The Dardennes show a clear appreciation for the rhythms and symmetries of daily life, with Sandra’s home and family life and their importance for her naturally presented. It’s contrasted with the homes of her colleagues, none of which she sees except from the doorstep. Even when someone is home she’s never invited inside, as if she were an outsider, and this unspoken rejection adds to Sandra’s struggle, as she has to go further almost every time in tracking someone down (at one point she bumps into one of her colleagues by accident). It all adds to her sense of impending failure and shows just how difficult such a simple “exercise” can become when so much rides on it. The Dardennes capture every high and low of Sandra’s journey and by setting it in such a familiar, provincial environment, they reinforce how perilous ordinary life can be when something unexpected happens.

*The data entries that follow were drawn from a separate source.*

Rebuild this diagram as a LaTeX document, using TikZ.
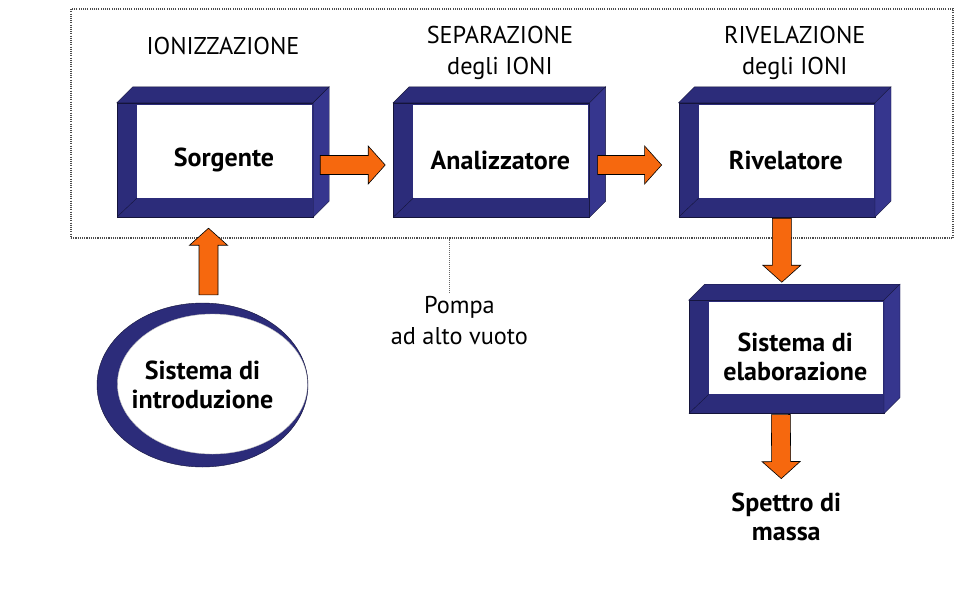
\documentclass[tikz,border=0pt]{standalone}
\usepackage{fontspec}
\setmainfont{PT Sans}
\usepackage{tikz}
\usetikzlibrary{calc}
\usetikzlibrary{positioning, shapes.geometric}

\definecolor{navy}{RGB}{44,44,122}
\definecolor{navyside}{RGB}{54,54,142}
\definecolor{navyedge}{RGB}{20,20,58}
\definecolor{arancio}{RGB}{246,104,14}

% freccia a blocco da #1 a #2
\newcommand{\freccia}[2]{%
  \coordinate (fs) at (#1);
  \coordinate (fe) at (#2);
  \coordinate (fn) at ($(fe)!17pt!(fs)$);
  \draw[blocco] ($(fs)!9.5pt!90:(fe)$) -- ($(fn)!9.5pt!90:(fe)$) -- ($(fn)!19pt!90:(fe)$)
    -- (fe) -- ($(fn)!19pt!-90:(fe)$) -- ($(fn)!9.5pt!-90:(fe)$) -- ($(fs)!9.5pt!-90:(fe)$) -- cycle;
}

\begin{document}
\begin{tikzpicture}[x=1pt, y=-1pt,
  every node/.style={align=center, font=\fontsize{24.3}{31}\selectfont},
  scritta/.style={align=center, font=\fontsize{26}{29}\selectfont\bfseries},
  unita/.style={draw=navyedge, fill=navy, minimum width=196pt, minimum height=114pt, inner sep=0pt,
    path picture={
      \fill[white] ($(path picture bounding box.north west)+(20,2)$) rectangle ($(path picture bounding box.south east)+(-1,-19)$);
      \draw[navyedge] (path picture bounding box.south west) -- ++(20,-19);
    },
    label={[scritta, xshift=9pt]center:#1}},
  blocco/.style={fill=arancio, draw=black, line width=0.6pt, line join=miter},
  cornice/.style={draw=black!70, line width=1.1pt, dash pattern=on 1.1pt off 1.1pt, minimum width=882pt, minimum height=229pt}
]
\useasboundingbox[fill=white] (0,0) rectangle (959,598);

\node[cornice] (camera) at (512,123.5) {};

\node[unita=Sorgente] (sorg) at (215,160) {};
\node[unita=Analizzatore, right=80pt of sorg] (anal) {};
\node[unita=Rivelatore, right=89pt of anal] (riv) {};
\node[unita={Sistema di\\elaborazione}, minimum width=195pt, minimum height=113pt, below=83pt of riv, xshift=9.5pt] (elab) {};

% facce superiori e laterali
\foreach \n in {sorg, anal, riv, elab} {
  \draw[navyedge, fill=navy] (\n.north west) -- ++(16,-16) -- ($(\n.north east)+(16,-16)$) -- (\n.north east) -- cycle;
  \draw[navyedge, fill=navyside] (\n.north east) -- ++(16,-16) -- ($(\n.south east)+(16,-16)$) -- (\n.south east) -- cycle;
}

\node[ellipse, draw=navyedge, fill=navy, minimum width=211pt, minimum height=164pt, inner sep=0pt, scritta,
  path picture={\fill[white, draw=black!25] ($(path picture bounding box.center)+(10,-1)$) ellipse [x radius=95pt, y radius=70pt];}]
  (intro) at (202.5,385) {Sistema di\\introduzione};

\node[above=44pt of sorg, xshift=8pt] (ioniz) {IONIZZAZIONE};
\node[above=20pt of anal, xshift=8.5pt] (separ) {SEPARAZIONE\\degli IONI};
\node[above=20pt of riv, xshift=18pt] (rivel) {RIVELAZIONE\\degli IONI};
\node[below=76pt of anal, xshift=-32pt] (pompa) {Pompa\\ad alto vuoto};
\node[scritta, below=76pt of elab] (spettro) {Spettro di\\massa};

\freccia{$(sorg.east)+(7,5)$}{$(anal.west)+(-8,5)$}
\freccia{$(anal.east)+(8,5)$}{$(riv.west)+(-17,5)$}
\freccia{$(riv.south)+(5,1)$}{$(elab.north)+(-4.5,-18)$}
\freccia{$(elab.south)+(-5.5,1)$}{$(spettro.north)+(-5,-11)$}
\freccia{$(intro.north)+(6,-8)$}{$(sorg.south)+(-6.5,11)$}

\coordinate (pp) at ($(pompa.north)+(-10,0)$);
\draw[black!60, line width=0.8pt, dash pattern=on 1pt off 1pt] (pp) -- (pp |- camera.south);
\end{tikzpicture}
\end{document}
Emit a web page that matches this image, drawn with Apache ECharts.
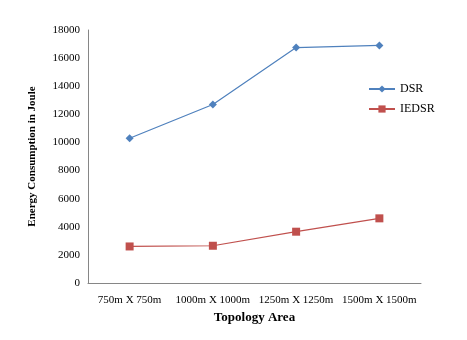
<!DOCTYPE html>
<html>
<head>
<meta charset="utf-8">
<script src="https://cdn.jsdelivr.net/npm/echarts@6/dist/echarts.min.js"></script>
<style>
  html, body { margin: 0; padding: 0; background: #fff; }
  #chart { width: 467px; height: 340px; }
</style>
</head>
<body>
<div id="chart"></div>
<script>
// Topology sizes on the x axis
const categories = ['750m X 750m', '1000m X 1000m', '1250m X 1250m', '1500m X 1500m'];
// Energy consumption (Joule) per protocol
const dsrValues = [10300, 12700, 16750, 16900];
const iedsrValues = [2600, 2650, 3650, 4600];

const serif = 'Liberation Serif';
const chart = echarts.init(document.getElementById('chart'));
chart.setOption({
  animation: false,
  backgroundColor: '#ffffff',
  grid: { left: 88, right: 46, top: 30, bottom: 57, containLabel: false },
  legend: {
    orient: 'vertical',
    left: 363,
    top: 78,
    itemGap: 8,
    itemWidth: 26,
    itemHeight: 9,
    textStyle: { fontFamily: serif, fontSize: 12, color: '#000' },
    data: ['DSR', 'IEDSR']
  },
  xAxis: {
    type: 'category',
    data: categories,
    boundaryGap: true,
    name: 'Topology Area',
    nameLocation: 'middle',
    nameGap: 24,
    nameTextStyle: { fontFamily: serif, fontSize: 13, fontWeight: 'bold', color: '#000' },
    axisLine: { lineStyle: { color: '#868686', width: 1 } },
    axisTick: { show: false },
    axisLabel: { fontFamily: serif, fontSize: 11, color: '#000', margin: 12, interval: 0 },
    splitLine: { show: false }
  },
  yAxis: {
    type: 'value',
    min: 0,
    max: 18000,
    interval: 2000,
    name: 'Energy Consumption in Joule',
    nameLocation: 'middle',
    nameGap: 50,
    nameTextStyle: { fontFamily: serif, fontSize: 11, fontWeight: 'bold', color: '#000' },
    axisLine: { show: true, lineStyle: { color: '#868686', width: 1 } },
    axisTick: { show: false },
    axisLabel: { fontFamily: serif, fontSize: 11, color: '#000', margin: 8, formatter: (v) => String(v) },
    splitLine: { show: false }
  },
  series: [
    {
      name: 'DSR',
      type: 'line',
      data: dsrValues,
      symbol: 'diamond',
      symbolSize: 8,
      itemStyle: { color: '#4F81BD' },
      lineStyle: { color: '#4F81BD', width: 1.2 }
    },
    {
      name: 'IEDSR',
      type: 'line',
      data: iedsrValues,
      symbol: 'rect',
      symbolSize: 8,
      itemStyle: { color: '#C0504D' },
      lineStyle: { color: '#C0504D', width: 1.2 }
    }
  ]
});
</script>
</body>
</html>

Alain Marcoen’s exquisite photography breathes added life into the movie’s mise en scène, and is complemented and enhanced by Marie-Hélène Dozo’s confident, precise editing (some scenes were filmed in a single take, adding to the verisimilitude). With the Dardenne Brothers free to weave their magic on the material, the movie becomes a spirited, uplifting look at one woman’s dark journey to personal redemption.

Rating: 9/10 – a quietly effective, quietly rousing tale of an underdog finding strength in the unlikeliest of circumstances, Two Days, One Night is a triumph for the Dardennes and a delight for the viewer; Cotillard is superb, and confirms her place as one of the finest actresses working in movies today (as if we needed reminding).